● **Required task**:
Work through the listing below and count the lines that hold "code". Answer with the number alone.

● **Source excerpt**:
_ _ _ _ _

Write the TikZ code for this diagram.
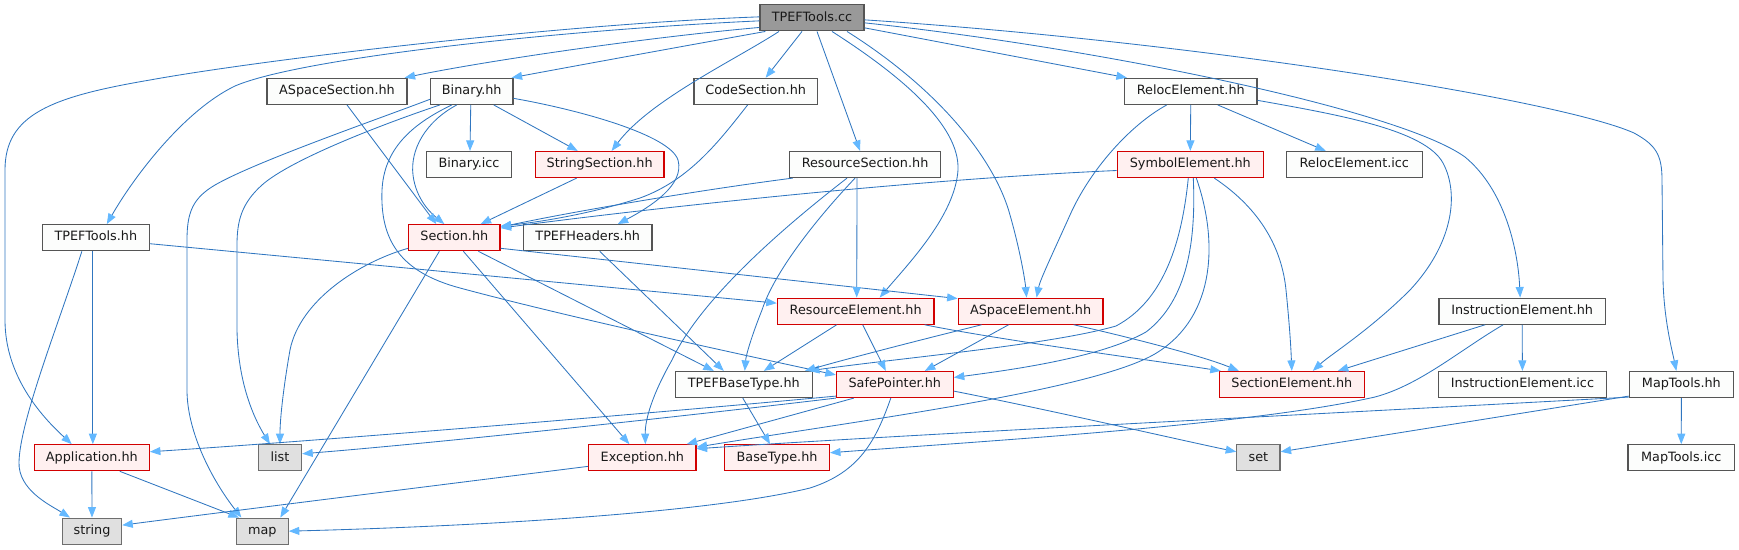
\documentclass[tikz,border=0pt]{standalone}
\usepackage{fontspec}
\setmainfont{DejaVu Sans}
\usetikzlibrary{arrows.meta,calc}
\definecolor{edgecol}{RGB}{48,118,192}
\definecolor{arrcol}{RGB}{99,184,255}
\definecolor{bordgray}{RGB}{85,85,85}
\definecolor{pinkfill}{RGB}{255,240,240}
\definecolor{redbord}{RGB}{210,0,0}
\definecolor{sysfill}{RGB}{224,224,224}
\definecolor{sysbord}{RGB}{110,110,110}
\definecolor{ccfill}{RGB}{153,153,153}
\definecolor{nodefill}{RGB}{252,253,252}
\begin{document}
\begin{tikzpicture}[x=1pt,y=-1pt,
  nb/.style={rectangle, draw=bordgray, fill=nodefill, line width=1.2pt, minimum height=26pt,
    inner sep=0pt, font=\fontsize{12.8}{15}\selectfont, text=black!90, text height=9.5pt, text depth=3pt},
  rb/.style={nb, draw=redbord, fill=pinkfill},
  gb/.style={nb, draw=sysbord, fill=sysfill},
  cb/.style={nb, draw=bordgray, fill=ccfill},
  e/.style={draw=edgecol, line width=0.85pt, -{Triangle[length=10.5pt,width=8pt,color=arrcol]}}]
\useasboundingbox (0,0) rectangle (1739,549);
% row 0
\node[cb, minimum width=104pt] (cc) at (812,17.85) {TPEFTools.cc};
% row 1
\node[nb, minimum width=140pt] (ass) at (337,91.35) {ASpaceSection.hh};
\node[nb, minimum width=82.5pt] (bin) at (471.75,91.35) {Binary.hh};
\node[nb, minimum width=123.3pt] (code) at (755.65,91.35) {CodeSection.hh};
\node[nb, minimum width=132.5pt] (reloc) at (1190.75,91.35) {RelocElement.hh};
% row 2
\node[nb, minimum width=84.6pt] (binicc) at (469,164.5) {Binary.icc};
\node[rb, minimum width=128.7pt] (strs) at (599.65,164.5) {StringSection.hh};
\node[nb, minimum width=151.5pt] (ress) at (865.05,164.5) {ResourceSection.hh};
\node[rb, minimum width=146pt] (sym) at (1190.3,164.5) {SymbolElement.hh};
\node[nb, minimum width=136pt] (relicc) at (1354.3,164.5) {RelocElement.icc};
% row 3
\node[nb, minimum width=106.9pt] (tth) at (95.85,237.7) {TPEFTools.hh};
\node[rb, minimum width=91.3pt] (sec) at (454.35,237.7) {Section.hh};
\node[nb, minimum width=128.6pt] (hdr) at (587.7,237.7) {TPEFHeaders.hh};
% row 4
\node[rb, minimum width=156.6pt] (rese) at (855.7,311.15) {ResourceElement.hh};
\node[rb, minimum width=144.8pt] (ase) at (1030.6,311.15) {ASpaceElement.hh};
\node[nb, minimum width=166.3pt] (ins) at (1522.15,311.15) {InstructionElement.hh};
% row 5
\node[nb, minimum width=137pt] (tbt) at (743.8,384.5) {TPEFBaseType.hh};
\node[rb, minimum width=116.8pt] (sp) at (894.8,384.5) {SafePointer.hh};
\node[rb, minimum width=144.8pt] (sele) at (1291.8,384.5) {SectionElement.hh};
\node[nb, minimum width=168pt] (insicc) at (1522.4,384.5) {InstructionElement.icc};
\node[nb, minimum width=104.1pt] (mt) at (1681.35,384.5) {MapTools.hh};
% row 6
\node[rb, minimum width=114.9pt] (app) at (91.85,457.75) {Application.hh};
\node[gb, minimum width=43.3pt] (list) at (279.95,457.75) {list};
\node[rb, minimum width=107.3pt] (exc) at (642.35,457.75) {Exception.hh};
\node[rb, minimum width=104.7pt] (bt) at (777.05,457.75) {BaseType.hh};
\node[gb, minimum width=43.2pt] (set) at (1258.4,457.75) {set};
\node[nb, minimum width=106.5pt] (mticc) at (1681.25,457.75) {MapTools.icc};
% row 7
\node[gb, minimum width=59.3pt] (str) at (92,531.15) {string};
\node[gb, minimum width=51.7pt] (map) at (262.35,531.15) {map};

% edges from TPEFTools.cc
\draw[e] ($(cc.west)+(0,-1)$) .. controls (560,24) and (260,60) .. (150,80) .. controls (50,97) and (5,115) .. (5,170) -- (5,320) .. controls (5,375) and (40,415) .. ($(app.north west)+(38,0)$);
\draw[e] ($(cc.west)+(0,3)$) .. controls (560,30) and (300,58) .. (235,86) .. controls (185,110) and (135,175) .. ($(tth.north west)+(65,0)$);
\draw[e] ($(cc.south west)+(0,-4)$) .. controls (640,38) and (480,62) .. ($(ass.north east)+(-3,0)$);
\draw[e] ($(cc.south west)+(6,0)$) .. controls (690,45) and (580,65) .. ($(bin.north east)+(-2,0)$);
\draw[e] ($(cc.south)+(-33,0)$) .. controls (735,60) and (650,100) .. ($(strs.north)+(12,0)$);
\draw[e] ($(cc.south)+(-10,0)$) -- ($(code.north)+(10,0)$);
\draw[e] ($(cc.south)+(5,0)$) -- ($(ress.north)+(-5,0)$);
\draw[e] ($(cc.south)+(20,0)$) .. controls (900,75) and (960,125) .. (958,170) .. controls (955,215) and (910,262) .. ($(rese.north)+(24,0)$);
\draw[e] ($(cc.south)+(35,0)$) .. controls (940,90) and (995,160) .. (1010,215) .. controls (1020,250) and (1025,280) .. ($(ase.north)+(-4,0)$);
\draw[e] ($(cc.east)+(0,10)$) -- ($(reloc.north west)+(3,0)$);
\draw[e] ($(cc.east)+(0,5)$) .. controls (1100,48) and (1400,110) .. (1465,157) .. controls (1505,190) and (1518,250) .. ($(ins.north)+(-2,0)$);
\draw[e] ($(cc.east)+(0,2)$) .. controls (1200,42) and (1560,100) .. (1634,133) .. controls (1656,145) and (1662,155) .. (1662,180) -- (1663,280) .. controls (1664,320) and (1672,350) .. ($(mt.north)+(-5,0)$);
% Binary.hh
\draw[e] ($(bin.south)+(-1,0)$) -- ($(binicc.north)+(1,0)$);
\draw[e] ($(bin.south)+(22,0)$) -- ($(strs.north west)+(43,0)$);
\draw[e] ($(bin.east)+(0,7)$) .. controls (580,110) and (670,135) .. (678,160) .. controls (685,185) and (650,207) .. ($(hdr.north)+(30,0)$);
\draw[e] ($(bin.south)+(-15,0)$) .. controls (425,122) and (410,150) .. (413,175) .. controls (416,200) and (432,214) .. ($(sec.north)+(-10,0)$);
\draw[e] ($(bin.south west)+(10,0)$) .. controls (380,125) and (290,160) .. (262,185) .. controls (242,203) and (237,220) .. (237,245) -- (237,330) .. controls (238,380) and (252,415) .. ($(list.north)+(-10,0)$);
\draw[e] ($(bin.west)+(0,8)$) .. controls (370,122) and (255,162) .. (215,185) .. controls (193,198) and (187,212) .. (187,240) -- (187,390) .. controls (187,432) and (212,480) .. ($(map.north)+(-21,0)$);
\draw[e] ($(bin.south)+(-20,0)$) .. controls (410,125) and (384,150) .. (382,190) .. controls (380,240) and (400,272) .. (460,288) .. controls (560,315) and (720,350) .. ($(sp.north west)+(0,4)$);
% ASpaceSection.hh
\draw[e] ($(ass.south)+(10,0)$) -- ($(sec.north)+(-18,0)$);
% Section.hh
\draw[e] ($(sec.south west)+(0,-3)$) .. controls (360,262) and (300,300) .. (290,350) .. controls (283,390) and (280,420) .. (list.north);
\draw[e] ($(sec.south)+(-15,0)$) -- ($(map.north)+(18,0)$);
\draw[e] ($(sec.south)+(9,0)$) -- ($(exc.north)+(-13,0)$);
\draw[e] ($(sec.south)+(24,0)$) -- ($(tbt.north)+(-30,0)$);
\draw[e] ($(sec.south east)+(0,-3)$) -- ($(ase.north west)+(0,1)$);
% TPEFTools.hh
\draw[e] ($(tth.east)+(0,6)$) -- ($(rese.west)+(0,-8)$);
\draw[e] ($(tth.south)+(-3,0)$) -- ($(app.north)+(1,0)$);
\draw[e] ($(tth.south)+(-14,0)$) .. controls (60,320) and (20,420) .. (19,462) .. controls (18,490) and (50,505) .. ($(str.north)+(-22,0)$);
% into Section.hh from the right
\draw[e] ($(strs.south)+(-23,0)$) -- ($(sec.north east)+(-20,0)$);
\draw[e] ($(code.south)+(-8,0)$) .. controls (720,140) and (690,180) .. (640,198) .. controls (590,214) and (540,222) .. ($(sec.north east)+(0,2)$);
\draw[e] ($(ress.south west)+(4,0)$) .. controls (700,190) and (570,212) .. ($(sec.north east)+(0,3)$);
\draw[e] ($(sym.west)+(0,6)$) .. controls (900,180) and (620,212) .. ($(sec.north east)+(0,4)$);
% ResourceSection.hh
\draw[e] ($(ress.south)+(-8,0)$) -- ($(rese.north)+(1,0)$);
\draw[e] ($(ress.south)+(-10,0)$) .. controls (820,215) and (775,270) .. (762,310) .. controls (752,335) and (746,355) .. ($(tbt.north)+(1,0)$);
\draw[e] ($(ress.south)+(-18,0)$) .. controls (780,230) and (700,300) .. (672,360) .. controls (652,395) and (645,420) .. ($(exc.north)+(3,0)$);
% TPEFHeaders.hh
\draw[e] ($(hdr.south)+(12,0)$) -- ($(tbt.north)+(-20,0)$);
% RelocElement.hh
\draw[e] (reloc.south) -- (sym.north);
\draw[e] ($(reloc.south)+(27,0)$) -- ($(relicc.north west)+(40,0)$);
\draw[e] ($(reloc.south)+(-24,0)$) .. controls (1130,125) and (1090,170) .. (1070,215) .. controls (1052,255) and (1040,280) .. ($(ase.north)+(6,0)$);
\draw[e] ($(reloc.east)+(0,9)$) .. controls (1340,115) and (1425,130) .. (1443,163) .. controls (1460,195) and (1452,245) .. (1410,290) .. controls (1370,330) and (1330,355) .. ($(sele.north)+(21,0)$);
% SymbolElement.hh
\draw[e] ($(sym.south)+(24,0)$) .. controls (1262,210) and (1282,250) .. (1286,290) .. controls (1290,330) and (1291,350) .. (sele.north);
\draw[e] ($(sym.south)+(-2,0)$) .. controls (1182,240) and (1165,300) .. (1116,326) .. controls (1050,345) and (900,358) .. ($(tbt.north east)+(-4,0)$);
\draw[e] ($(sym.south)+(3,0)$) .. controls (1196,240) and (1188,300) .. (1146,332) .. controls (1100,358) and (1010,370) .. ($(sp.east)+(0,-7)$);
\draw[e] ($(sym.south)+(6,0)$) .. controls (1218,240) and (1216,315) .. (1158,352) .. controls (1100,390) and (850,422) .. ($(exc.north east)+(0,3)$);
% ResourceElement.hh
\draw[e] ($(rese.south)+(-19,0)$) -- ($(tbt.north)+(20,0)$);
\draw[e] ($(rese.south)+(7,0)$) -- ($(sp.north)+(-9,0)$);
\draw[e] ($(rese.south east)+(-10,0)$) .. controls (1000,340) and (1150,360) .. ($(sele.north west)+(2,0)$);
% ASpaceElement.hh
\draw[e] ($(ase.south)+(-22,0)$) -- ($(sp.north)+(30,0)$);
\draw[e] ($(ase.south west)+(24,0)$) .. controls (920,340) and (850,358) .. ($(tbt.north east)+(-8,0)$);
\draw[e] ($(ase.south east)+(-30,0)$) .. controls (1120,335) and (1200,355) .. ($(sele.north west)+(20,0)$);
% InstructionElement.hh
\draw[e] ($(ins.south)+(-37,0)$) -- ($(sele.north east)+(-27,0)$);
\draw[e] (ins.south) -- (insicc.north);
\draw[e] ($(ins.south)+(-19,0)$) .. controls (1460,350) and (1420,385) .. (1375,397) .. controls (1250,425) and (1000,440) .. ($(bt.east)+(0,-5)$);
% MapTools.hh
\draw[e] (mt.south) -- (mticc.north);
\draw[e] ($(mt.south west)+(0,-2)$) -- ($(set.east)+(0,-6)$);
\draw[e] ($(mt.south west)+(0,-1)$) .. controls (1300,415) and (900,435) .. ($(exc.east)+(0,-9)$);
% TPEFBaseType.hh
\draw[e] ($(tbt.south)+(-1,0)$) -- ($(bt.north)+(-7,0)$);
% SafePointer.hh
\draw[e] ($(sp.south west)+(0,-2)$) .. controls (600,418) and (300,442) .. ($(app.east)+(0,-6)$);
\draw[e] (sp.south west) .. controls (600,426) and (400,446) .. ($(list.east)+(0,-4)$);
\draw[e] ($(sp.south)+(-41,0)$) -- ($(exc.north east)+(-10,0)$);
\draw[e] ($(sp.south)+(-4,0)$) .. controls (876,440) and (860,472) .. (810,488) .. controls (700,515) and (450,527) .. (map.east);
\draw[e] ($(sp.south east)+(0,-7)$) .. controls (1050,410) and (1180,440) .. ($(set.west)+(0,-6)$);
% Application.hh
\draw[e] (app.south) -- (str.north);
\draw[e] ($(app.south east)+(-30,0)$) -- ($(map.north west)+(3,0)$);
% Exception.hh
\draw[e] ($(exc.south west)+(0,-5)$) .. controls (400,490) and (200,515) .. ($(str.east)+(0,-6)$);
\end{tikzpicture}
\end{document}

_ _ _ _ _

● **Task result**:
4